U.S. Vice President Mike Pence said his country will roll out the "most aggressive" economic sanctions against North Korea.
"The United States of America will soon unveil the toughest and most aggressive round of economic sanctions on North Korea ever," Pence said after holding talks with Japanese Prime Minister Shinzo Abe in Tokyo.
"We will continue to isolate North Korea until it abandons its nuclear and ballistic missile programs once and for all," he added.
Calling North Korea the "most tyrannical and oppressive regime on the planet," Pence said the United States and its allies including Japan would keep maximum pressure on Pyongyang until it took steps toward "complete, verifiable and irreversible" denuclearization.
Pence's three-day visit to Japan came as Washington seeks to bolster ties with its allies in the region and maintain pressure on the regime in Pyongyang despite a recent thaw on the peninsula.
"All options are on the table and the US has deployed some of our most advanced military assets to Japan and the wider region to protect our homeland and our allies and we will continue to," vowed Pence.
To highlight what Washington calls the regime's human rights "abuses", the vice president will attend the opening ceremony of the Pyeongchang Olympics with the father of the late former North Korea prisoner Otto Warmbier.
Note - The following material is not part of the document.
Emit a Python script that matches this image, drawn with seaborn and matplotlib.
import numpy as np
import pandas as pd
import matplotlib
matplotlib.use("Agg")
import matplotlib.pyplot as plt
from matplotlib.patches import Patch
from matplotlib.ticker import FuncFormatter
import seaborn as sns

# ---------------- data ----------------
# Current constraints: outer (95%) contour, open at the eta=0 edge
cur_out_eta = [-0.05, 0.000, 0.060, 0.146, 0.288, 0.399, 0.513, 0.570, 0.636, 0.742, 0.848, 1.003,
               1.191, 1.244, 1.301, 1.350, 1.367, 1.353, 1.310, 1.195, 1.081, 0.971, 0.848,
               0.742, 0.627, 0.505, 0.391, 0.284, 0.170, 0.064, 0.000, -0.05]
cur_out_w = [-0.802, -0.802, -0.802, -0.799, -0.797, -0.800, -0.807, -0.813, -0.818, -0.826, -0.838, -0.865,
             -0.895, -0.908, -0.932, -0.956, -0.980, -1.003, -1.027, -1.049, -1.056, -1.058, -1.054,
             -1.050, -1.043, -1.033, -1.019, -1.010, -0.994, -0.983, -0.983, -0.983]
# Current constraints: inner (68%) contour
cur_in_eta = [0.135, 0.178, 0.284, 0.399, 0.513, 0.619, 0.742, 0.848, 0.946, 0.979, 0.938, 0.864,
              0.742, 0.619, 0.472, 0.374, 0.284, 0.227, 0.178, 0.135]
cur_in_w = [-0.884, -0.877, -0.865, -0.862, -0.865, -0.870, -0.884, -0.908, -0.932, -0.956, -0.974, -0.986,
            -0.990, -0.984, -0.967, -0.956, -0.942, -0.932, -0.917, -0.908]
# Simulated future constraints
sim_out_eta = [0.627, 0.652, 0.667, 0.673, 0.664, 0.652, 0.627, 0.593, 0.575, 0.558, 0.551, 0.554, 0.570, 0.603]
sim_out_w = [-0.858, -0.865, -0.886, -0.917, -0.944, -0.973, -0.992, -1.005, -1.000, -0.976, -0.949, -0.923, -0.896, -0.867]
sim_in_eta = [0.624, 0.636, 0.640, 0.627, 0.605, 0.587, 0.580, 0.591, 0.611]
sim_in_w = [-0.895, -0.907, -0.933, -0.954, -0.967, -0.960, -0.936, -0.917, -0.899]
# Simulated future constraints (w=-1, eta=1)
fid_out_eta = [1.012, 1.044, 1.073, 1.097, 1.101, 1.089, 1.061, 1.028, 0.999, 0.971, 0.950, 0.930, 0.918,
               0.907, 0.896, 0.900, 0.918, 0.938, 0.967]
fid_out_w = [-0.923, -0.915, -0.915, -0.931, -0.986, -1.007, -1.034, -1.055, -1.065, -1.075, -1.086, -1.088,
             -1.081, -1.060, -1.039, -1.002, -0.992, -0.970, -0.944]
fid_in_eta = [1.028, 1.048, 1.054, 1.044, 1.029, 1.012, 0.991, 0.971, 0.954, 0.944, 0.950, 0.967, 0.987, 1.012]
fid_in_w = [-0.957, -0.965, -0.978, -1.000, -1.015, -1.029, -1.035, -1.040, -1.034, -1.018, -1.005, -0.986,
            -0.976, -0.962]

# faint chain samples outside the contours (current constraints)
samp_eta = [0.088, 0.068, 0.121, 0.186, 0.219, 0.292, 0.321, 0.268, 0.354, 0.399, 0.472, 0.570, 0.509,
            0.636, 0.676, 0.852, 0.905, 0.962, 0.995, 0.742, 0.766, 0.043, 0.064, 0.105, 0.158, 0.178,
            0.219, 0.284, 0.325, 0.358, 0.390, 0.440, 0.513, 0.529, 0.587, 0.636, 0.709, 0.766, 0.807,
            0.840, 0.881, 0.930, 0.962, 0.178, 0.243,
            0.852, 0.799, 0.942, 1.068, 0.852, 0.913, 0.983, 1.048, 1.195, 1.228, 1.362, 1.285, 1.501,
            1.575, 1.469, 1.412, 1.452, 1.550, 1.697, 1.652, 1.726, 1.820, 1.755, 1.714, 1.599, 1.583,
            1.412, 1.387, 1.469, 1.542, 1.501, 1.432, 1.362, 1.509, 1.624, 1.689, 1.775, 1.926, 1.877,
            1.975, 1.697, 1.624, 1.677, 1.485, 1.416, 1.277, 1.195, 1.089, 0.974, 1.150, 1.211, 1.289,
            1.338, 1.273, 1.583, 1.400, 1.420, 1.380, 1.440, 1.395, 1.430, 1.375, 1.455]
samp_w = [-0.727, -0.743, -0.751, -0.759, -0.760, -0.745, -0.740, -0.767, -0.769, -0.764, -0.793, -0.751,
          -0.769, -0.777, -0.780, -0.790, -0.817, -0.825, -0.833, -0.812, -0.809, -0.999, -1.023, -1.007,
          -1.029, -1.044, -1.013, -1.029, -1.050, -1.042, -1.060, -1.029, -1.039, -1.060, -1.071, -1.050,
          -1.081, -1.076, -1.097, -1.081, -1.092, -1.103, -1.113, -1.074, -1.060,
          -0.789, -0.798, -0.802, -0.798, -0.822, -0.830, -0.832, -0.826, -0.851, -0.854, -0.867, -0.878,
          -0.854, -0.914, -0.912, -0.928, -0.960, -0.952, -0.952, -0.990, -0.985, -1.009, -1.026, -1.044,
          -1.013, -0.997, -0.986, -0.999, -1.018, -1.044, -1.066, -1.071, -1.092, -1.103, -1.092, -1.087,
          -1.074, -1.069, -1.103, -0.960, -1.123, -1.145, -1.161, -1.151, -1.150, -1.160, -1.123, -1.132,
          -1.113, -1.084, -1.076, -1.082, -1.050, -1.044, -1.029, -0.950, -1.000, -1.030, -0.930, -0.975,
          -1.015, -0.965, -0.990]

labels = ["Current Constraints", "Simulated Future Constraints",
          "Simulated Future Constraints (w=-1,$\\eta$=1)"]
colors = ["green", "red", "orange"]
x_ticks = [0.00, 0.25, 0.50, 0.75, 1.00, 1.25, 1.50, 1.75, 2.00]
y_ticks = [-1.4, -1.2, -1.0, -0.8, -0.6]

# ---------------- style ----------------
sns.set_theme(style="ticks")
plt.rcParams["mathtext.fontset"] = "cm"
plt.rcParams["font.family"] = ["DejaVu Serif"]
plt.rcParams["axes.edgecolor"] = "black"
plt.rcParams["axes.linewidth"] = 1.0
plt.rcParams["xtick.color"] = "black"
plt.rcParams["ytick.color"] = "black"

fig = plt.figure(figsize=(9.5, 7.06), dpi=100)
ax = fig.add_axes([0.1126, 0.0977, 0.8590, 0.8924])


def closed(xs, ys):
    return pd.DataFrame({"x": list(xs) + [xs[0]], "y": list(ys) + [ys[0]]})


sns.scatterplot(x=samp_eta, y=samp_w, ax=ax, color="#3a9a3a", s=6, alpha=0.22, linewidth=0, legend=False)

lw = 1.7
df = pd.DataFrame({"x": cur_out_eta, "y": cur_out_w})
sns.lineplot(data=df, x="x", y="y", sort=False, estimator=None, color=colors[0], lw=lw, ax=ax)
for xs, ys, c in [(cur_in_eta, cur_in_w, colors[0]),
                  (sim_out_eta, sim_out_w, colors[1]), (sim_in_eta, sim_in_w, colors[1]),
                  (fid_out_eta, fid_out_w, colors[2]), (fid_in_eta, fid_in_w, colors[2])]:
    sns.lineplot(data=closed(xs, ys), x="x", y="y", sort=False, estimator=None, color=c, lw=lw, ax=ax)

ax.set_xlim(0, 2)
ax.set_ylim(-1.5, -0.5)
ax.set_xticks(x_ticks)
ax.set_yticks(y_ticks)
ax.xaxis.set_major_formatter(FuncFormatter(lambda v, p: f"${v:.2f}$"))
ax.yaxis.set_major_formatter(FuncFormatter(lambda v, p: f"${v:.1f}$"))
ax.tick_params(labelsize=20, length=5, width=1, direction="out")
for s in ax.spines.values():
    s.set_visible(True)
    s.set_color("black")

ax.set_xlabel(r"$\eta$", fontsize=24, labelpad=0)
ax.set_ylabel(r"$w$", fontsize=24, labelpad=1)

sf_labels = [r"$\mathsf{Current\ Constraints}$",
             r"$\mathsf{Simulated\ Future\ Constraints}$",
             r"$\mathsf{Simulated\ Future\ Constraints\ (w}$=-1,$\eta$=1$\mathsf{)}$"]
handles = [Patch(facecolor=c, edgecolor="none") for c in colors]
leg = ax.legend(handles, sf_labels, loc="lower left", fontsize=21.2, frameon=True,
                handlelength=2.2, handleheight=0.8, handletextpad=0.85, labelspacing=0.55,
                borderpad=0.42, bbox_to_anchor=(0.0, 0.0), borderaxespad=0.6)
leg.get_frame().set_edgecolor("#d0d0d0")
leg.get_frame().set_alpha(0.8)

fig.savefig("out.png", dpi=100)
The U.S. and North Korea have been locked in a fierce war of words.
U.S. President Donald Trump has mocked North Korean leader Kim Jong-Un as "rocket man" and the young dictator has threatened to rain nuclear destruction on the United States.
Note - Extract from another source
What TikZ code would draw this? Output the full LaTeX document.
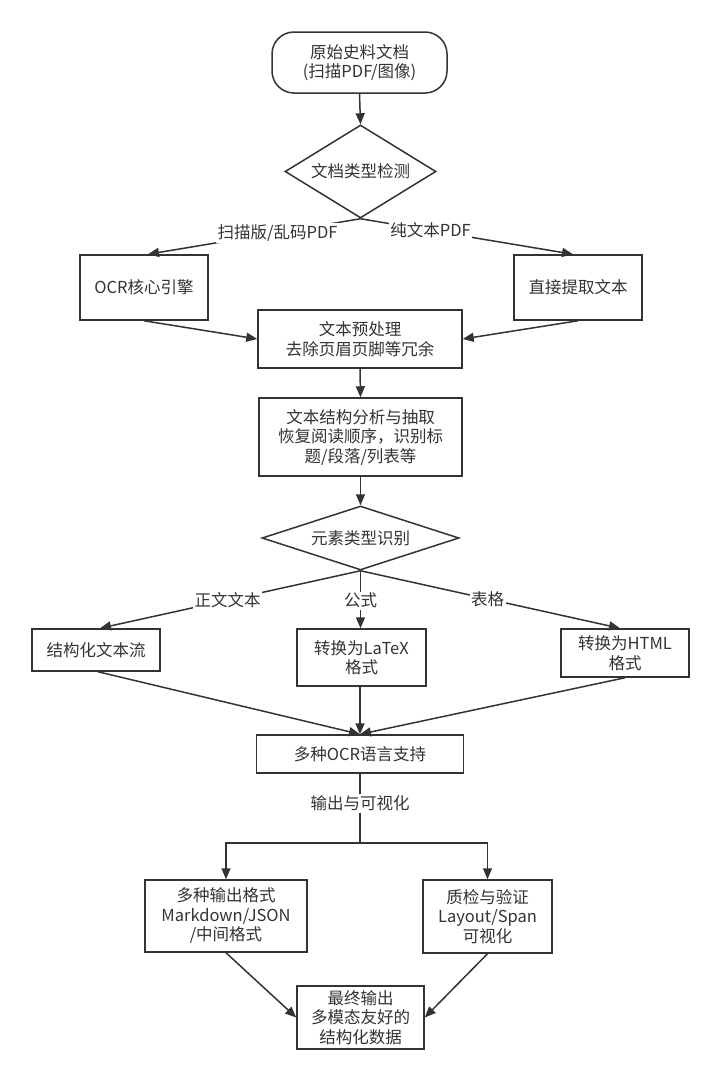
\documentclass[tikz,border=0pt]{standalone}
\usepackage{fontspec}
\setmainfont{Noto Sans CJK SC}
\usetikzlibrary{shapes.geometric,arrows.meta}
\definecolor{linec}{HTML}{333333}
\definecolor{textc}{HTML}{333333}
\tikzset{
  base/.style={draw=linec, line width=1.5pt, fill=white, text=textc, align=center, inner sep=0pt,
    font=\fontsize{16.5}{19.5}\selectfont},
  proc/.style={base, rectangle},
  term/.style={base, rectangle, rounded corners=22pt},
  decide/.style={base, diamond},
  conn/.style={draw=linec, line width=1.5pt, -{Triangle[length=11pt,width=9pt]}},
  plain/.style={draw=linec, line width=1.5pt},
  lab/.style={fill=white, text=textc, inner sep=1.5pt, font=\fontsize{16.5}{19.5}\selectfont}
}
\begin{document}
\begin{tikzpicture}[x=1pt,y=-1pt]
\fill[white] (0,0) rectangle (720,1080);
\useasboundingbox (0,0) rectangle (720,1080);

\node[term, minimum width=175pt, minimum height=61pt] (start) at (359.5,62.5) {原始史料文档\\(扫描PDF/图像)};
\node[decide, shape aspect=1.62, minimum width=151pt, minimum height=93pt] (d1) at (360.5,171.5) {文档类型检测};
\node[proc, minimum width=128pt, minimum height=65pt] (ocr) at (144,287.5) {OCR核心引擎};
\node[proc, minimum width=128pt, minimum height=65pt] (direct) at (578,287.5) {直接提取文本};
\node[proc, minimum width=204pt, minimum height=58pt] (pre) at (360,339) {文本预处理\\去除页眉页脚等冗余};
\node[proc, minimum width=203pt, minimum height=78pt] (struct) at (360.5,437) {文本结构分析与抽取\\恢复阅读顺序，识别标\\题/段落/列表等};
\node[decide, shape aspect=3.08, minimum width=197pt, minimum height=64pt] (d2) at (360.5,538) {元素类型识别};
\node[proc, minimum width=128pt, minimum height=42pt] (flow) at (96,650) {结构化文本流};
\node[proc, minimum width=129pt, minimum height=57pt] (latex) at (361.5,657.5) {转换为LaTeX\\格式};
\node[proc, minimum width=128pt, minimum height=48pt] (html) at (625,653) {转换为HTML\\格式};
\node[proc, minimum width=207pt, minimum height=38pt] (multi) at (360,754) {多种OCR语言支持};
\coordinate (split) at (360,843);
\node[proc, minimum width=162pt, minimum height=72pt] (outfmt) at (226,916) {多种输出格式\\Markdown/JSON\\/中间格式};
\node[proc, minimum width=129pt, minimum height=73pt] (qc) at (487.5,916.5) {质检与验证\\Layout/Span\\可视化};
\node[proc, minimum width=127pt, minimum height=63pt] (final) at (360.5,1017.5) {最终输出\\多模态友好的\\结构化数据};

\draw[conn] (start.south) -- (d1.north);
\draw[conn] (d1.south) -- node[lab, pos=0.39] (l1) {扫描版/乱码PDF} ([xshift=4pt]ocr.north);
\draw[conn] (d1.south) -- node[lab, pos=0.33] (l2) {纯文本PDF} ([xshift=-5pt]direct.north);
\draw[conn] (ocr.south) -- (pre.west);
\draw[conn] (direct.south) -- (pre.east);
\draw[conn] (pre.south) -- (struct.north);
\draw[conn] (struct.south) -- (d2.north);
\draw[conn] (d2.south) -- node[lab, pos=0.51] (l3) {正文文本} ([xshift=4pt]flow.north);
\draw[conn] (d2.south) -- node[lab, pos=0.52] (l4) {公式} (latex.north -| d2.south);
\draw[conn] (d2.south) -- node[lab, pos=0.49] (l5) {表格} ([xshift=-5pt]html.north);
\draw[conn] ([xshift=2pt]flow.south) -- (multi.north);
\draw[conn] (latex.south -| multi.north) -- (multi.north);
\draw[conn] (html.south) -- (multi.north);
\draw[plain] (multi.south) -- node[lab, pos=0.43] (l6) {输出与可视化} (split);
\draw[conn] (split) -| (outfmt.north);
\draw[conn] (split) -| (qc.north);
\draw[conn] (outfmt.south) -- (final.west);
\draw[conn] (qc.south) -- (final.east);
\end{tikzpicture}
\end{document}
But Kim has taken a more conciliatory tone in 2018, calling for detente with the South Koreans and accepting an invitation for his country to participate in what is being billed as the "peace Olympics."
The two Koreas held a rare high-level meeting last month and the North's ceremonial head of state is due to arrive Friday, the highest-ranking Pyongyang official ever to visit the South.
Nevertheless, the peninsula remains tense, with the North slamming anti-Pyongyang activists who protested against its participation as a "spasm of psychopaths."
For his part, Abe said that Japan and the U.S. had "confirmed... that we can never accept a nuclear-armed North Korea."
Abe added that the allies would urge other countries not to be "captivated by the charm offensive of North Korea."
'Hijack the Games'
En route to Japan, Pence declined to rule out a meeting with the North Korean delegation also attending the opening ceremony, offering the faintest hope of a diplomatic breakthrough.
"I have not requested a meeting, but we'll see what happens," Pence said during a stop in Alaska.
However, he appeared to take a tougher line in Tokyo, saying that North Korea must not be allowed to "hijack the message and imagery of the Olympic Games."
"We will not allow North Korea to hide behind the Olympic banner the reality that they enslave their people and threaten the wider region," he said.
It is not clear how long any respite in tensions will last after the Games, especially when the United States and South Korea resume their delayed joint annual military exercises, a perennial irritant for Pyongyang.
North Korea's official KCNA news agency warned on Tuesday the resumption of the drills will throw the Korean peninsula back to "the grim phase of catastrophe".
Earlier Wednesday, Pence inspected Japan's missile defense system and stressed the "unwavering" commitment to what he called a "critical" alliance.
He will address troops at a U.S. air base outside Tokyo on Thursday before heading on to South Korea.